L'Allemagne, pionnière pour ses «boîtes à bébé» qui permettent d'abandonner un nouveau-né dans l'anonymat, veut légiférer pour permettre aux enfants de connaître plus tard leur mère biologique.

Un petit chemin discret au milieu d'un parterre vert parsemé de fleurs aux couleurs vives. Au bout: un «berceau pour bébé», comme on l'appelle dans cet hôpital d'un quartier résidentiel de Berlin. En fait, une simple trappe en acier que l'on tire pour déposer un nouveau-né dans un petit lit chauffant. Et l'abandonner.

«Une alarme se déclenche alors en quelques secondes», explique Gabriele Stangl de l'hôpital Waldfriede, géré par une communauté protestante. «Il faut deux à trois minutes aux infirmières pour venir récupérer le bébé, un laps de temps suffisant pour que la mère puisse s'éloigner sans être vue», poursuit-elle.

Depuis sa création dans cet hôpital aux confins de Berlin, «la boîte à bébés» a accueilli plus d'une vingtaine de nouveau-nés. «Pendant deux ans, nous n'en avons pas eu, et au cours des six derniers mois, nous en avons eu deux en cinq jours», raconte Mme Stangl.

Les nouveau-nés, «la plupart âgés de 24 à 30 heures», sont pris en charge par l'hôpital et rapidement confiés à une famille d'adoption.
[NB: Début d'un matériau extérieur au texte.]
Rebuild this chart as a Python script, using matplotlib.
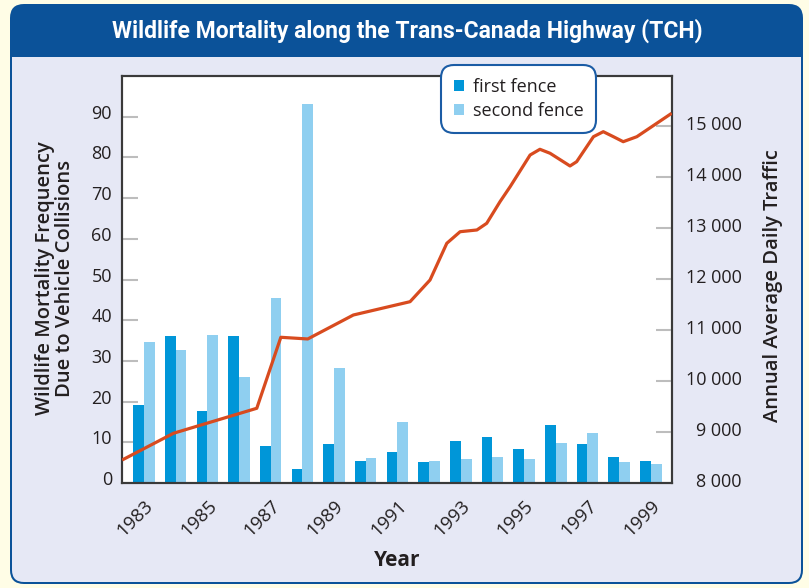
import matplotlib
matplotlib.use("Agg")
import matplotlib.pyplot as plt
from matplotlib.patches import FancyBboxPatch, Rectangle, Patch
from matplotlib.transforms import ScaledTranslation

# ---------------- data ----------------
years = list(range(1983, 2000))
first_fence = [19.2, 36.1, 17.7, 36.1, 9.1, 3.4, 9.6, 5.4, 7.6, 5.2,
               10.3, 11.3, 8.4, 14.3, 9.6, 6.4, 5.4]
second_fence = [34.6, 32.7, 36.4, 26.0, 45.5, 93.1, 28.3, 6.1, 15.0, 5.4,
                5.9, 6.4, 5.9, 9.8, 12.3, 5.2, 4.7]

traffic_year = [1982.31, 1983.93, 1986.56, 1987.32, 1988.17, 1989.61, 1991.40,
                1992.03, 1992.56, 1992.98, 1993.51, 1993.82, 1994.24, 1994.56,
                1995.19, 1995.50, 1995.82, 1996.45, 1996.66, 1997.19, 1997.50,
                1997.82, 1998.13, 1998.56, 1999.66]
traffic_aadt = [8451, 8975, 9465, 10857, 10824, 11294, 11555,
                11980, 12700, 12927, 12961, 13092, 13516, 13810,
                14431, 14543, 14465, 14216, 14300, 14790, 14888,
                14790, 14692, 14790, 15249]

left_ticks = [0, 10, 20, 30, 40, 50, 60, 70, 80, 90]
right_ticks = [8000, 9000, 10000, 11000, 12000, 13000, 14000, 15000]
right_tick_labels = ["8 000", "9 000", "10 000", "11 000", "12 000",
                     "13 000", "14 000", "15 000"]
xtick_years = [1983, 1985, 1987, 1989, 1991, 1993, 1995, 1997, 1999]
series_names = ["first fence", "second fence"]

title = "Wildlife Mortality along the Trans-Canada Highway (TCH)"
left_label = "Wildlife Mortality Frequency\nDue to Vehicle Collisions"
right_label = "Annual Average Daily Traffic"
x_label = "Year"

# ---------------- style ----------------
C_FIRST = "#0096D8"
C_SECOND = "#8FCFF0"
C_LINE = "#D84B1F"
C_BLUE = "#0B5299"
C_PANEL = "#E6E8F5"
C_OUTER = "#FFFDE6"
C_TEXT = "#231F20"
C_TICK = "#BDBDBD"
C_SPINE = "#3A3A3A"
FONT = ["Open Sans", "DejaVu Sans"]

W, H = 809, 588
fig = plt.figure(figsize=(W / 100, H / 100), dpi=100, facecolor=C_OUTER)

def px(x, y):
    return x / W, 1 - y / H

# panel background (inches, origin bottom-left)
t = fig.dpi_scale_trans
outer = FancyBboxPatch((0.10, 0.04), 7.93, 5.80,
                       boxstyle="round,pad=0,rounding_size=0.14",
                       fc=C_BLUE, ec=C_BLUE, lw=0, transform=t, zorder=-10)
inner = FancyBboxPatch((0.12, 0.06), 7.89, 5.42,
                       boxstyle="round,pad=0,rounding_size=0.12",
                       fc=C_PANEL, ec="none", lw=0, transform=t, zorder=-9)
bar_rect = Rectangle((0.10, 5.31), 7.93, 0.25, fc=C_BLUE, ec="none",
                     transform=t, zorder=-8)
for p in (outer, inner, bar_rect):
    fig.add_artist(p)

fig.text(*px(407, 31), title, ha="center", va="center", color="white",
         fontsize=16.5, fontweight="bold", family=["Roboto", "DejaVu Sans"])

# ---------------- axes ----------------
l, r, b, tp = 122, 672, 483, 76
ax = fig.add_axes([l / W, 1 - b / H, (r - l) / W, (b - tp) / H])
ax.set_facecolor("white")
ax2 = ax.twinx()

bw = 0.34
ax.bar([y - bw / 2 for y in years], first_fence, width=bw, color=C_FIRST,
       linewidth=0, zorder=2)
ax.bar([y + bw / 2 for y in years], second_fence, width=bw, color=C_SECOND,
       linewidth=0, zorder=2)
ax.set_xlim(1982.305, 1999.67)
ax.set_ylim(0, 100)
ax.set_yticks(left_ticks)
ax.set_yticklabels([str(v) for v in left_ticks], family=FONT, fontsize=13,
                   color=C_TEXT)
ax.set_xticks(xtick_years)
ax.set_xticklabels([str(v) for v in xtick_years], family=FONT, fontsize=13.5,
                   color=C_TEXT, rotation=45, ha="right", va="top",
                   rotation_mode="anchor")
ax.tick_params(axis="x", length=0, pad=10)
ax.tick_params(axis="y", direction="in", length=11.5, width=1.5,
               color=C_TICK, pad=7.2)

ax2.plot(traffic_year, traffic_aadt, color=C_LINE, lw=2.3,
         solid_joinstyle="round", solid_capstyle="butt", zorder=3)
ax2.set_ylim(8000, 15980)
ax2.set_yticks(right_ticks)
ax2.set_yticklabels(right_tick_labels, family=FONT, fontsize=13, color=C_TEXT)
ax2.tick_params(axis="y", direction="in", length=11.5, width=1.5,
                color=C_TICK, pad=50.4)
for lbl in ax2.get_yticklabels():
    lbl.set_horizontalalignment("right")
    lbl.set_transform(lbl.get_transform() +
                      ScaledTranslation(0, 0.03, fig.dpi_scale_trans))
for lbl in ax.get_yticklabels():
    lbl.set_transform(lbl.get_transform() +
                      ScaledTranslation(0, 0.05, fig.dpi_scale_trans))

for a in (ax, ax2):
    for s in a.spines.values():
        s.set_color(C_SPINE)
        s.set_linewidth(1.5)

# axis titles
fig.text(*px(55, 278), left_label, rotation=90, ha="center", va="center",
         multialignment="center", fontsize=14.5, fontweight="semibold",
         color=C_TEXT, family=FONT, linespacing=1.05)
fig.text(*px(773, 285.5), right_label, rotation=90, ha="center", va="center",
         fontsize=14.5, fontweight="semibold", color=C_TEXT, family=FONT)
fig.text(*px(397, 560), x_label, ha="center", va="center", fontsize=15,
         fontweight="bold", color=C_TEXT, family=FONT)

# legend
handles = [Patch(facecolor=C_FIRST, edgecolor="none"),
           Patch(facecolor=C_SECOND, edgecolor="none")]
leg = fig.legend(handles, series_names, loc="upper left",
                 bbox_to_anchor=px(441, 65), bbox_transform=fig.transFigure,
                 borderaxespad=0, frameon=True, fancybox=True,
                 framealpha=1, prop={"family": FONT, "size": 13},
                 handlelength=0.55, handleheight=0.55, handletextpad=0.5,
                 labelspacing=0.36, borderpad=0.7)
frame = leg.get_frame()
frame.set_edgecolor("#1B5CA5")
frame.set_facecolor("white")
frame.set_linewidth(1.5)
frame.set_boxstyle("round,pad=0,rounding_size=0.7")
for txt in leg.get_texts():
    txt.set_color(C_TEXT)

fig.savefig("out.png", dpi=100, facecolor=C_OUTER)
La mère conserve toutefois la possibilité de reprendre son enfant durant les huit premières semaines.

Acceptées par les églises allemandes, elles ne sont encadrées par aucune loi.

Version moderne des parvis d'église et tours d'adoption d'autrefois, ce système était courant en Europe depuis le Moyen Âge avant de disparaître à la fin de XIXe.

L'Allemagne, qui en compte une centaine, a été pionnière en créant dans les années 90 ces «babyklappe», imitée depuis par de nombreux pays européens (Italie, Belgique, Suisse, République tchèque...) comme par l'Inde, l'Afrique du Sud ou cette année le Canada.

Mais ce système est critiqué par l'ONU parce qu'il ne permet pas à l'enfant de connaître ses origines, un principe contenu dans la Convention internationale des droits de l'enfant.

La loi allemande oblige normalement les sages-femmes à enregistrer le nom de la mère, même si quelque 130 hôpitaux pratiquent des accouchements sous X.

Pour respecter le droit de l'enfant à connaître ses origines, le gouvernement d'Angela Merkel a récemment adopté un projet de loi qui, s'il est adopté par les députés, fournira un cadre légal à l'accouchement «confidentiel».

Une femme pourra ainsi décider d'accoucher dans l'anonymat, mais ses données personnelles seront conservées pendant 16 ans. Passé ce délai, un enfant aura le droit de connaître le nom de sa mère.

Pour la députée conservatrice Ingrid Fischbach, ce projet de loi permet à la fois «de prendre en compte le souhait d'anonymat de la mère et le droit de l'enfant à connaître ses origines».

Une étude sera faite dans trois ans pour savoir si les boîtes à bébés peuvent perdurer.

«Je crois que le droit à la vie prime sur le droit à connaître ses origines», estime pour sa part Gabriele Stangl pour qui sauver une vie doit constituer la priorité.

«Je ne crois pas qu'un enfant doive tomber dans un trou psychologique uniquement parce qu'il ne sait pas d'où il vient. Quand il grandit dans une famille adoptive qui lui dit la vérité et lui donne beaucoup d'amour, il peut malgré tout devenir un être très stable», assure-t-elle.

Nombre de psychologues assurent toutefois qu'il est important pour un enfant d'avoir un jour la possibilité de prendre contact avec sa mère.

Les plus virulents veulent la suppression pure et simple des «boîtes à bébés»,  affirmant qu'elles ne font pas diminuer les statistiques des nouveau-nés tués. Selon l'ONG Terre des hommes, qui mène campagne contre les «babyklappe», 313 nouveau-nés ont été retrouvés morts entre 1999 et fin 2012 en Allemagne.

Pour elle, les femmes qui tuent leur bébé à la naissance sont dans une situation psychologique telle que les trappes à bébé ne sont pas un recours pour elles.

À Berlin, les corps de deux bébés ont été récemment découverts, l'un abandonné dans un sac en plastique dans un bosquet, l'autre dans une benne à vêtements.